August 1, 2016
 
Reoccurrence of bird flu reported in Iraq (Global Animal Disease Update) (week ended Jul 29, 2016)
 
An eFeedLink Exclusive
 
 
Reoccurrence of bird flu was reported in Iraq this week. The following report contains an overview of the disease situation.

ASIA

1.  Reoccurrence of highly pathogenic avian influenza virus detected in Iraq     

Reoccurrence of highly pathogenic avian influenza virus, serotype H5, was detected in Iraq, the World Organisation for Animal Health (OIE) reports.

The information was received by the OIE on July 25 from Dr. Salah Fadhil Abbas, Director General, Veterinary Directorate, Ministry of Agriculture, Bagdad, Iraq.

The outbreak event was reported to have started on June 15, with 11 outbreaks reported in Baghdad and Wasit. 512,948 fatal cases were identified in birds, resulting in 2,310,087 others becoming susceptible, which were all destroyed. The source of the outbreaks was unknown.

Control measures, among others, included movement control inside the country, screening, disinfection, traceability, dipping/spraying, quarantine, surveillance outside and within containment and protection zones, official destruction of animal products, official disposal of carcasses, by-products and waste, control of wildlife reservoirs, and zoning. Vaccination is prohibited and no treatment was given to the affected animals.

2.  Reoccurrence of foot and mouth disease virus detected in Mongolia

Reoccurrence of foot and mouth disease virus was detected in the Mongolia, the OIE reports.

The information was received by the OIE on July 25 from Dr. Battsengel Dambadarjaa, Chief Veterinary Officer Director, Veterinary and Animal Breeding Service, Ministry for Food and Agriculture, Ulaanbaatar, Mongolia.

The outbreak was reported to have started on July 16 on a farm in Govi-sumber. 43 cases were identified in cattle, resulting in three cattle dying and one cattle being destroyed. The source of the outbreaks was unknown.

Control measures, among others, included movement control inside the country, screening, disinfection, quarantine and zoning. Vaccination is permitted but no treatment was given to the affected animals.

EUROPE

3.  First occurrence of lumpy skin disease virus detected in Montenegro             

A first occurrence of lumpy skin disease virus was detected in the Montenegro, the OIE reports.

The information was received by the OIE on July 25 from Dr. Vesna Dakovic, Acting Director, Administration for Food Safety, Veterinary and Phitosanitary Affairs, Ministry of Agriculture and Rural Development, Podgorica, Montenegro.

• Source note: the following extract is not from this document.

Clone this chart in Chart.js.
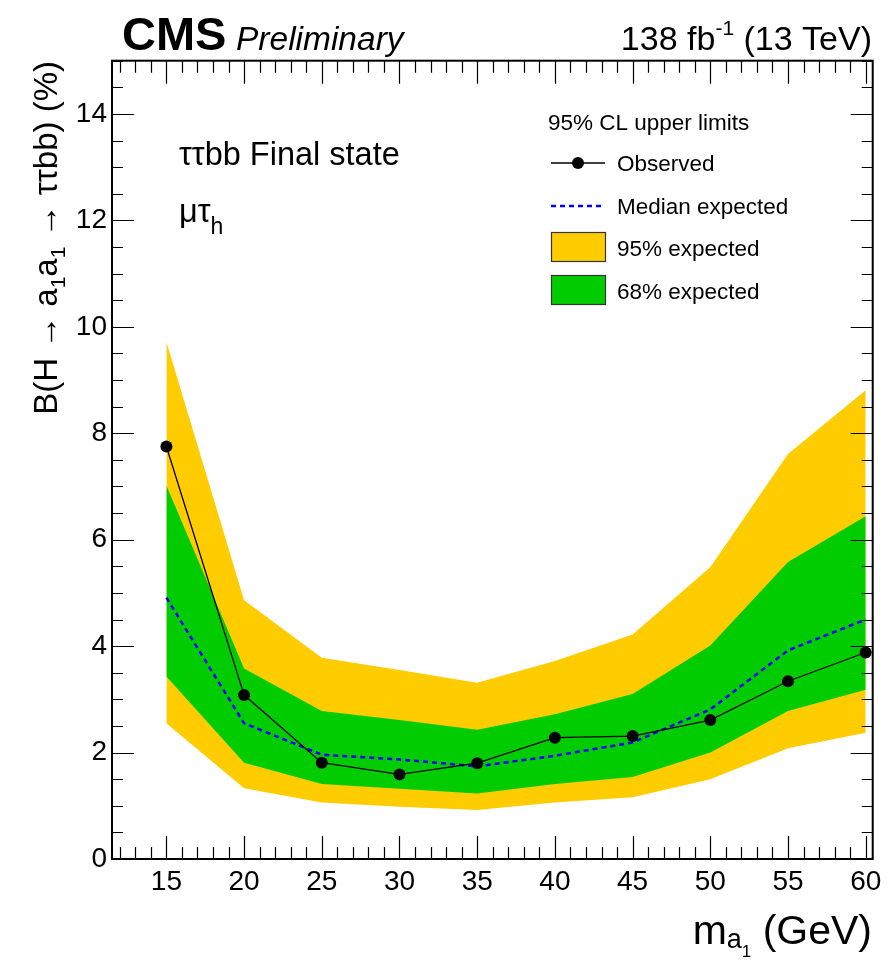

The outbreak event was reported to have started on July 21 on a farm in Bijelo Polje. One case was identified in cattle, resulting in three cattle becoming susceptible and one cattle being destroyed. The source of the outbreaks was unknown but was reported to be related to outbreaks of lumpy skin disease in other Balkan countries.

Control measures, among others, included movement control inside the country, disinfection, quarantine, surveillance outside containment and protection zones, official destruction of animal products, official disposal of carcasses, by-products and waste, and control of vectors. Vaccination is prohibited and no treatment was given to the affected animals.

4.  Reoccurrence of bluetongue disease virus detected in France                          

Reoccurrence of bluetongue disease virus, serotype 8, was detected in France, the OIE reports.

The information was received by the OIE on July 25 from Dr. Loic Evain, Directeur Général adjoint, CVO, Direction générale de l'alimentation, Ministère de l'Agriculture, de l'Agroalimentaire et de la Forêt, Paris, France.

Two outbreaks were reported to have started on July 18 on farms in Lozère in south-eastern France. Three fatal cases were identified in cattle, resulting in 473 becoming susceptible. The source of the outbreaks was vectors.

Control measures included movement control inside the country, traceability, and zoning. Vaccination is permitted but no treatment was given to the affected animals.